Cehennem İçimizde Kapısı  da Denizli’de ! : Hierapolis – Hades’in Kapısı 

Denizli nbr cnm? Bundan üç dört sene evvel İtalyan arkeologlar Hierapolis’te cehennemin kapısını buldular! Şok şok şok! Yok o kadar da değil cnm, hepsi antik çağlarda kaldı..  Geçenlerde yine gündeme gelen bu enteresan haber ile ilgili benim de konuşacaklarım var! “Aman sen geri kalma!” dediğini duyar gibiyim ehe :))) Konu, içerik bakımından türlü goygoylara  açık lakin ben bambaşka ‘ kapılar ‘ açmak istiyorum sana :))) Cehennemin kapısı da ancak Denizli’de olabilirdi diye çevirdiğimiz  birtakım geyikler oldu elbette ama izninle ben baĞzı şeyler anlatmak istiyorum.

Hades Yeraltı Tanrısı Buralarda  Bir Yerlerdeydi

Mitolojiye merakım ta lise yıllarıma dayanır.

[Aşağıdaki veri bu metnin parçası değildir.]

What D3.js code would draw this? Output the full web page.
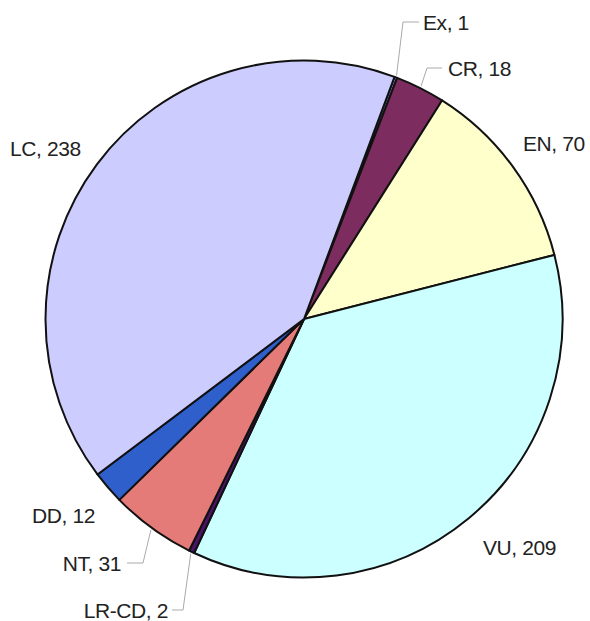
<!DOCTYPE html>
<html>
<head>
<meta charset="utf-8">
<script src="https://cdn.jsdelivr.net/npm/d3@7"></script>
<style>
  body { margin: 0; background: #fff; }
  svg { display: block; }
</style>
</head>
<body>
<svg id="chart" width="590" height="621"></svg>
<script>
// data
const categories = ["Ex", "CR", "EN", "VU", "LR-CD", "NT", "DD", "LC"];
const counts = [1, 18, 70, 209, 2, 31, 12, 238];
const colors = ["#9c9cf5", "#7d2c5f", "#ffffcc", "#ccffff", "#4b1466", "#e57b78", "#2f5fcb", "#ccccff"];

// label layout: text anchor point (x, cap-centre y), anchor, optional leader elbow
const labelLayout = {
  "Ex":    { x: 423, y: 22,  anchor: "start", elbow: [403, 22], end: [419, 22] },
  "CR":    { x: 448, y: 68,  anchor: "start", elbow: [427, 68], end: [442, 68] },
  "EN":    { x: 523, y: 143, anchor: "start" },
  "VU":    { x: 483, y: 547, anchor: "start" },
  "LR-CD": { x: 168, y: 610, anchor: "end", elbow: [183, 610], end: [172, 610] },
  "NT":    { x: 121, y: 563, anchor: "end", elbow: [143, 563], end: [127, 563] },
  "DD":    { x: 32,  y: 515, anchor: "start" },
  "LC":    { x: 10,  y: 148, anchor: "start" }
};

const svg = d3.select("#chart");
const cx = 304, cy = 319, radius = 258.5;
const startDeg = 20.5;

const slices = categories.map((c, i) => ({ name: c, value: counts[i], color: colors[i] }));

const pie = d3.pie()
  .value(d => d.value)
  .sort(null)
  .startAngle(startDeg * Math.PI / 180)
  .endAngle((startDeg + 360) * Math.PI / 180);

const arc = d3.arc().innerRadius(0).outerRadius(radius);

const g = svg.append("g").attr("transform", `translate(${cx},${cy})`);
const arcs = pie(slices);

g.selectAll("path")
  .data(arcs)
  .enter()
  .append("path")
  .attr("d", arc)
  .attr("fill", d => d.data.color)
  .attr("stroke", "#111")
  .attr("stroke-width", 2)
  .attr("stroke-linejoin", "round");

// leader lines
arcs.forEach(d => {
  const lay = labelLayout[d.data.name];
  if (!lay.elbow) return;
  const a = (d.startAngle + d.endAngle) / 2;
  const sx = cx + (radius + 2) * Math.sin(a);
  const sy = cy - (radius + 2) * Math.cos(a);
  svg.append("polyline")
    .attr("points", [[sx, sy], lay.elbow, lay.end].map(p => p.join(",")).join(" "))
    .attr("fill", "none")
    .attr("stroke", "#aaa")
    .attr("stroke-width", 1);
});

// labels
const fontSize = 21;
svg.selectAll("text.lbl")
  .data(arcs)
  .enter()
  .append("text")
  .attr("class", "lbl")
  .attr("x", d => labelLayout[d.data.name].x)
  .attr("y", d => labelLayout[d.data.name].y + fontSize * 0.358)
  .attr("text-anchor", d => labelLayout[d.data.name].anchor)
  .style("font-family", "'Liberation Sans', Arial, sans-serif")
  .style("font-size", fontSize + "px")
  .style("letter-spacing", "-0.4px")
  .style("fill", "#222")
  .text(d => `${d.data.name}, ${d.data.value}`);
</script>
</body>
</html>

O zamanlar Zeyna, Herkül izler türlü türlü Yunan Tanrısı adı ezberlerdik. Hades benim dikkatimi hep cezbetmiştir. Zira o zamanlar ‘ karanlık’, ‘siyah’,’metal’, ‘gotik’ olan her şey gençleri kışkırtıyordu. Yeraltı edebiyatı okuyup kendimizi olur olmaz her şeye kışkırtıyorduk :))

Hades o zamanlar aşırı karizmaydı tabi benim için.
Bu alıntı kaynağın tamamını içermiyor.